____ Data in this exercise

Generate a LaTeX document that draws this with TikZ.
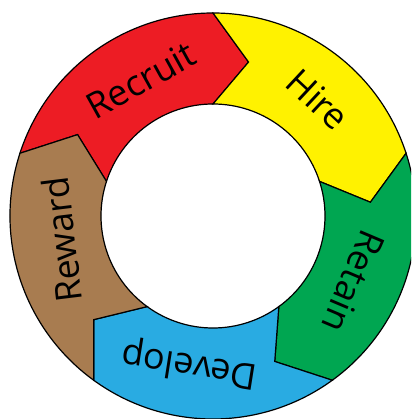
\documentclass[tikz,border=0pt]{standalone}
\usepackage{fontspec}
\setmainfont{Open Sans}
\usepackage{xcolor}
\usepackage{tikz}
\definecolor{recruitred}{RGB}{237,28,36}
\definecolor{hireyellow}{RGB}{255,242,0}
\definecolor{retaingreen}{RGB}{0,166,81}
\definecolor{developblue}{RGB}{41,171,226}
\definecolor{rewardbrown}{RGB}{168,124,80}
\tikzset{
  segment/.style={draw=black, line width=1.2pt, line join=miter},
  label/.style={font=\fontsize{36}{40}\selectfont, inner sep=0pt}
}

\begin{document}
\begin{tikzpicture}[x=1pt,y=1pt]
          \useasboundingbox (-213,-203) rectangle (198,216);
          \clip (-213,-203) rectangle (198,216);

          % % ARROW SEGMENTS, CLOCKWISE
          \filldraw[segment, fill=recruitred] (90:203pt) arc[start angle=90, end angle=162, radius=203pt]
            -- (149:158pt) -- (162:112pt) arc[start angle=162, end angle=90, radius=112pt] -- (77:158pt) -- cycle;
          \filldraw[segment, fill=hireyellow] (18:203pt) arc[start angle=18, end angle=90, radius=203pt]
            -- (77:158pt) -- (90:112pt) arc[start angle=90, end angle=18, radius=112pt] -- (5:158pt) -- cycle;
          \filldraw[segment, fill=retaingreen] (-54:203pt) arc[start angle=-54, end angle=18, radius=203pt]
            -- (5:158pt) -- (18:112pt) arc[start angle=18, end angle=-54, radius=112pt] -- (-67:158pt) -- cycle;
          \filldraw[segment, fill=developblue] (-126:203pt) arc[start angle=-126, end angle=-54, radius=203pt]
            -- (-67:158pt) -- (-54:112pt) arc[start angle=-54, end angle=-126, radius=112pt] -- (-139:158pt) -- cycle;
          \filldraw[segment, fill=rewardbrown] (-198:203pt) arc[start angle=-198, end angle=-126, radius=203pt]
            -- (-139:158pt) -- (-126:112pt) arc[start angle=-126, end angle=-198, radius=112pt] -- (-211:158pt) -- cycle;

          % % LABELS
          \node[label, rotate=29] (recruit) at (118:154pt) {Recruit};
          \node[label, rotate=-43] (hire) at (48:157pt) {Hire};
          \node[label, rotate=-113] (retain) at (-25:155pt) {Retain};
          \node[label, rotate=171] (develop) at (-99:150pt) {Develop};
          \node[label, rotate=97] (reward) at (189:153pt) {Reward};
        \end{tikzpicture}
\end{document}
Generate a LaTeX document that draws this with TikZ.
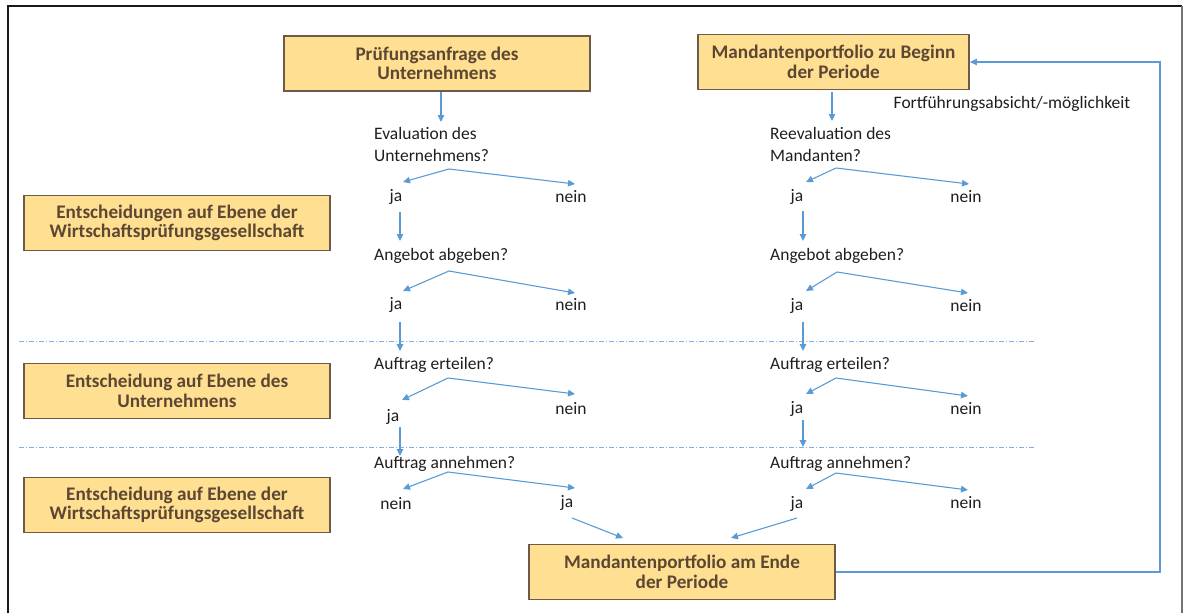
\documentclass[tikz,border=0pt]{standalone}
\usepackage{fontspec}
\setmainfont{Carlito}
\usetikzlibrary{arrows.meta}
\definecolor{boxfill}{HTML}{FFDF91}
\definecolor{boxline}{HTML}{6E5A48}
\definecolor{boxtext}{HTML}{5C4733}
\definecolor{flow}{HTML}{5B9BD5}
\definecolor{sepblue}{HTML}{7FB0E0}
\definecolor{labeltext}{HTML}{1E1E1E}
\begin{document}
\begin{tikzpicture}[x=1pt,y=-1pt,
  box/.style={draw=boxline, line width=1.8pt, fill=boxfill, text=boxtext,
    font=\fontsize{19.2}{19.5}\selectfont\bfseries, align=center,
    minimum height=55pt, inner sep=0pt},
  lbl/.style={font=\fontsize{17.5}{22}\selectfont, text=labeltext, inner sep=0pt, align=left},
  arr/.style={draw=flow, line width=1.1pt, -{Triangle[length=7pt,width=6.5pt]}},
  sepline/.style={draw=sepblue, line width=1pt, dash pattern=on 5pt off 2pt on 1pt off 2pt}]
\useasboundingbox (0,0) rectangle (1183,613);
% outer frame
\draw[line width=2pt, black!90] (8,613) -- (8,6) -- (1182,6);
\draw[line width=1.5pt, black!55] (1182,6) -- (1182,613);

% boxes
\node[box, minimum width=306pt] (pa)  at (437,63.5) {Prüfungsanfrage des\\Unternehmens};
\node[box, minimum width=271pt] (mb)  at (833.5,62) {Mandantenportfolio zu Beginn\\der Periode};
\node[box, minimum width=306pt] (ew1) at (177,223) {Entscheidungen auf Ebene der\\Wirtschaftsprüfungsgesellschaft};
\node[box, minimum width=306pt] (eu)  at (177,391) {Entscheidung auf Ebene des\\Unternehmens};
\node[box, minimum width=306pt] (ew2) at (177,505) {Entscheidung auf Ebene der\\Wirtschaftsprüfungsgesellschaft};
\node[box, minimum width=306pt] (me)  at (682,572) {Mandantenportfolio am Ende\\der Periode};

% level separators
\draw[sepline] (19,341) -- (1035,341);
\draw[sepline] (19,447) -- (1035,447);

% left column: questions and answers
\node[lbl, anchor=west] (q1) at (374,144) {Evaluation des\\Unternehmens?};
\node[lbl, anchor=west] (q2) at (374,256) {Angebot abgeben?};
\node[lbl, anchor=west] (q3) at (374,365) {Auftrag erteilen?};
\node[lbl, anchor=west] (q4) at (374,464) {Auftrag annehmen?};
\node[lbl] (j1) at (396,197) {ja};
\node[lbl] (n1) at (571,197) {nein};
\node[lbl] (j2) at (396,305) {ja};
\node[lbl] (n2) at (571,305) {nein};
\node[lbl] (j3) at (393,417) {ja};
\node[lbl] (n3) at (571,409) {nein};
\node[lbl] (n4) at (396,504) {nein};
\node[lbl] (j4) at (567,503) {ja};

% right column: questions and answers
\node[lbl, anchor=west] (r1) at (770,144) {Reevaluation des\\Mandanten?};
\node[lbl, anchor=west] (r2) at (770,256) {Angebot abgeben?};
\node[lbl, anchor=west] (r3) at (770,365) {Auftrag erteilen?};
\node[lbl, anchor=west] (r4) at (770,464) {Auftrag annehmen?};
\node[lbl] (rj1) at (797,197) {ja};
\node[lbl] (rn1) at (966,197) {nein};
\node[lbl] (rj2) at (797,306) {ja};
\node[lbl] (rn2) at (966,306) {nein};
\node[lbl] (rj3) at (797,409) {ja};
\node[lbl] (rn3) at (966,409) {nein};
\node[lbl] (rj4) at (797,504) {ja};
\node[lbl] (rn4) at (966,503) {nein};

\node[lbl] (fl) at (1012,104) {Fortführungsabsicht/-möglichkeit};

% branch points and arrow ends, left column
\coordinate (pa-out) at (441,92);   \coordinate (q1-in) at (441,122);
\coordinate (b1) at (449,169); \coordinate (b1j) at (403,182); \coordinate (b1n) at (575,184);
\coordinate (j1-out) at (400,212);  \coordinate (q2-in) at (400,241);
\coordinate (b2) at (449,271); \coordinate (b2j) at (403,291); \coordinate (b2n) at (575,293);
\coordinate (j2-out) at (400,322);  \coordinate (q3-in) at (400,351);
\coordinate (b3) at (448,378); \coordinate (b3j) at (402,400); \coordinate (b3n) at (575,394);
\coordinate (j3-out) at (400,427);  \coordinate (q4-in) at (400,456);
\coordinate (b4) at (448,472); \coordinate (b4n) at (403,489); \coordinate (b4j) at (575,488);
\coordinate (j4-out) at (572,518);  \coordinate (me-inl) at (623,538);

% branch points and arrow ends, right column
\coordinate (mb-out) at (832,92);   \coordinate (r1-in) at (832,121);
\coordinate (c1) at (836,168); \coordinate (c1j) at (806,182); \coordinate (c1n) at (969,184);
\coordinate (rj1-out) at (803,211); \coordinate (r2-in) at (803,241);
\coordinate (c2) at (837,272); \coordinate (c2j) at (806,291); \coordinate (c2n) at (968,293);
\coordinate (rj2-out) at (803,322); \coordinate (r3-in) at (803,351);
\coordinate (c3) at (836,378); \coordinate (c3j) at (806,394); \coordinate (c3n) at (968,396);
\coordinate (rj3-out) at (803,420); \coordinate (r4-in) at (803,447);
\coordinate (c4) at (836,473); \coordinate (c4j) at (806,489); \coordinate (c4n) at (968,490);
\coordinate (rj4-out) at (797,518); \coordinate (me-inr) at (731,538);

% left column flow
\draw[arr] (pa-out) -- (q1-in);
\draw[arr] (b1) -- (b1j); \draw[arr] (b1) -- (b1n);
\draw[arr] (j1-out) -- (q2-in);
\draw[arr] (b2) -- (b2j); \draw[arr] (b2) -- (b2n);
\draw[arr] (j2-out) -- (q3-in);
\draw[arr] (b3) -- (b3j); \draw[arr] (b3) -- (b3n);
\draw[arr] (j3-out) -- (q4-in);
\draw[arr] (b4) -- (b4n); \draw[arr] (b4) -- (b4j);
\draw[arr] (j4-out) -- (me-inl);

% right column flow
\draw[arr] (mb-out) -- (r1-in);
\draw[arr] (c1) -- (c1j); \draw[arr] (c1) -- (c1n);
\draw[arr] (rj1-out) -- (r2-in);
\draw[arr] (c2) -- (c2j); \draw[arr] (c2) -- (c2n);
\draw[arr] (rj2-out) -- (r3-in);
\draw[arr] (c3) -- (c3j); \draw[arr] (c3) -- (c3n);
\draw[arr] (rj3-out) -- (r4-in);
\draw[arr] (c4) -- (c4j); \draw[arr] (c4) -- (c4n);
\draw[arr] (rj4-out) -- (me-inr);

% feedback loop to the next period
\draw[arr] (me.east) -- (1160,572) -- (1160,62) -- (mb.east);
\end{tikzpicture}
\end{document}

________

What is required:
Look at the listing and set down only the lines from its start through the line with "-- (-139:158pt) -- (-126:112pt)", word for word and without pictures.

The response:
Generate a LaTeX document that draws this with TikZ.
\documentclass[tikz,border=0pt]{standalone}
\usepackage{fontspec}
\setmainfont{Open Sans}
\usepackage{xcolor}
\usepackage{tikz}
\definecolor{recruitred}{RGB}{237,28,36}
\definecolor{hireyellow}{RGB}{255,242,0}
\definecolor{retaingreen}{RGB}{0,166,81}
\definecolor{developblue}{RGB}{41,171,226}
\definecolor{rewardbrown}{RGB}{168,124,80}
\tikzset{
  segment/.style={draw=black, line width=1.2pt, line join=miter},
  label/.style={font=\fontsize{36}{40}\selectfont, inner sep=0pt}
}

\begin{document}
\begin{tikzpicture}[x=1pt,y=1pt]
          \useasboundingbox (-213,-203) rectangle (198,216);
          \clip (-213,-203) rectangle (198,216);

          % % ARROW SEGMENTS, CLOCKWISE
          \filldraw[segment, fill=recruitred] (90:203pt) arc[start angle=90, end angle=162, radius=203pt]
            -- (149:158pt) -- (162:112pt) arc[start angle=162, end angle=90, radius=112pt] -- (77:158pt) -- cycle;
          \filldraw[segment, fill=hireyellow] (18:203pt) arc[start angle=18, end angle=90, radius=203pt]
            -- (77:158pt) -- (90:112pt) arc[start angle=90, end angle=18, radius=112pt] -- (5:158pt) -- cycle;
          \filldraw[segment, fill=retaingreen] (-54:203pt) arc[start angle=-54, end angle=18, radius=203pt]
            -- (5:158pt) -- (18:112pt) arc[start angle=18, end angle=-54, radius=112pt] -- (-67:158pt) -- cycle;
          \filldraw[segment, fill=developblue] (-126:203pt) arc[start angle=-126, end angle=-54, radius=203pt]
            -- (-67:158pt) -- (-54:112pt) arc[start angle=-54, end angle=-126, radius=112pt] -- (-139:158pt) -- cycle;
          \filldraw[segment, fill=rewardbrown] (-198:203pt) arc[start angle=-198, end angle=-126, radius=203pt]
            -- (-139:158pt) -- (-126:112pt) arc[start angle=-126, end angle=-198, radius=112pt] -- (-211:158pt) -- cycle;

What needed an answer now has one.